Cliched and all as it is to say, Paris really is one of my favourite cities. On my first trip, as a sullen sixteen year old, Paris didn’t manage to impress me (very little did) and photos from the holiday feature me sulking in an array of beautiful spots. Three years studying French history at University, culminating in a thesis on Parisian history, helped win me over and now on my seventh visit, I can safely say my love for Paris continues undiminished. This time, still recovering from an injured foot, my customary roaming was punctuated with even more sit downs in lovely little bars and cafes so I picked up a few new tips.
Bistrot Paul Bert
I’ve written about Bistrot Paul Bert before here. It was exactly as lovely as before.It’s that elusive combination of great classic French cooking, friendly staff and reasonable prices. The portions continue to be huge, the wine reasonably priced and the cheeseboard a thing I thought could only exist in dreams. Bonus points for how patient the staff were at listening to my fairly horrendous French, despite their demonstrably superior English skills.

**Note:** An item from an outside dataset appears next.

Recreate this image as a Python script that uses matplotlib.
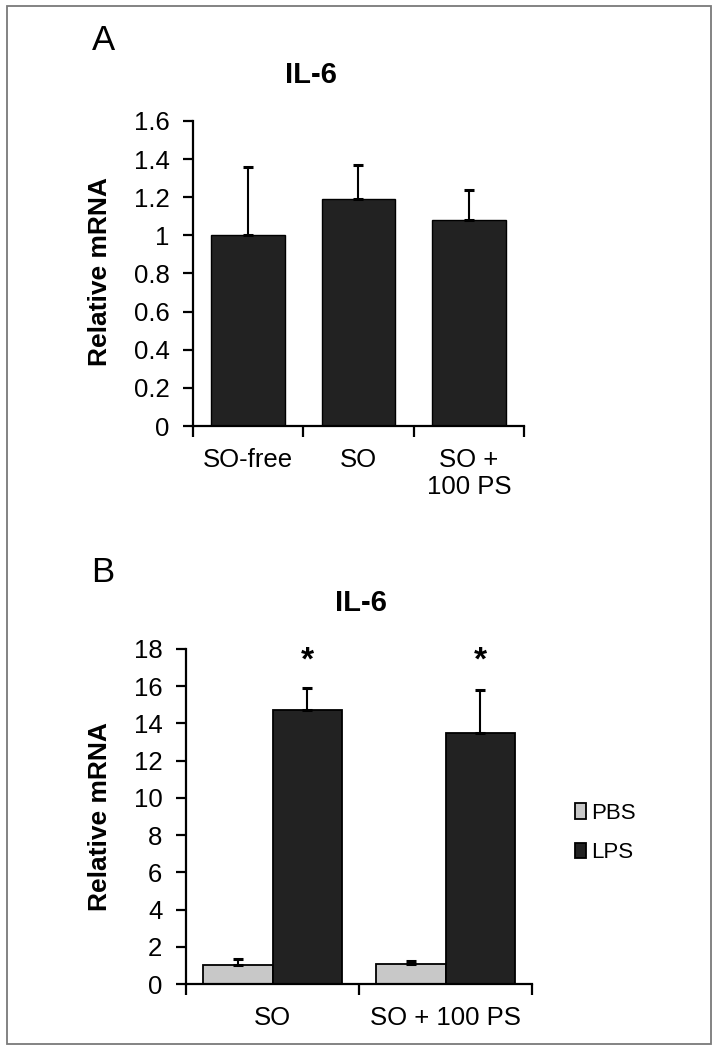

Au Passage is a scruffy hipster bar in the 11th serving outstanding food. It’s filled with slightly more tables then it can comfortably fit, some shared, some not, with a chalkboard menu that tests the outer limits of legibility. Despite it’s laid-back creative vibe, you can book a table online very easily which I’d recommend doing given the queue when we arrived on a Monday evening. You will then get a fair few emails afterwards asking you to review your meal for them, so this post is dedicated to whoever set up Au Passage’s booking system. Descriptions of the small plates on offer are brief: ‘Rabbit, yoghurt, carrot’ ‘pigs ears, crab’. The menu features a fair amount of offal and unusual animal bits, which makes sense when you discover the chef, Ed Delling Williams, previously worked at London’s St.John. I had a feeling it would be good, I didn’t realise how good.
We were seated at a shared table, which meant witnessing a live action reenactment of ‘French Women Don’t Get Fat’, as the three young women at our table picked through three small plates between them. We took things in the opposite direction, ordering more food than we needed because everything was so fantastic. Between us we worked our way through crisp fried pigs ears with zingy (a terrible, but accurate word) crab meat, roasted pumpkin with salsa verde, smoked sausage, deep fried pigs head and chickpeas with ricotta and radichio along with lots of nice bread. Accompanied by several glasses of wine, and two glasses of champagne after I lost a bet, our entire meal came to a ridiculously good value 45 euro a head.
Ici-Meme was the result of a chance encounter, trying to find our way to the Baron Rouge at Marche d’Aligre. It’s a wine bar/shop/deli/restaurant on a quiet residential street near the market. We took a seat for an early evening glass of wine and plate of cheese. They can’t serve wine without food, but there are great cheese and charcuterie plates starting at a very reasonable €5. Reasoning that the measure of a really good wine bar is how good its cheapest wine is, I got a €3 glass of muscadet that was refreshing, herby and extremely pleasant, along with a little board of Saint Nectaire, Comte and chevre for €5. The owners work behind the bar and are friendly, knowledgable and scrupulous in tasting every bottle before glasses are poured to ensure quality.
Du Pain et Des Idees
A favourite with all the Parisian food writers, Du Pain et Des Idees is a multiple award winning organic bakery in a beautiful 19th century shop near the Canal St.Martin. It has a mix of freshly baked bread, savoury stuffed breads called paves, and various pastries, in particular an array of escargot (what we would call a Danish, and the Danes would call Snegle) We went in hungry on a Monday lunchtime, and basically bought the entire place. As a result, I can wholeartedly recommend the pain a l’ancienne, the smoked beef pave, and the praline escargot, all of which were wolfed down in the sunshine by the canal in a shamefully short period of time.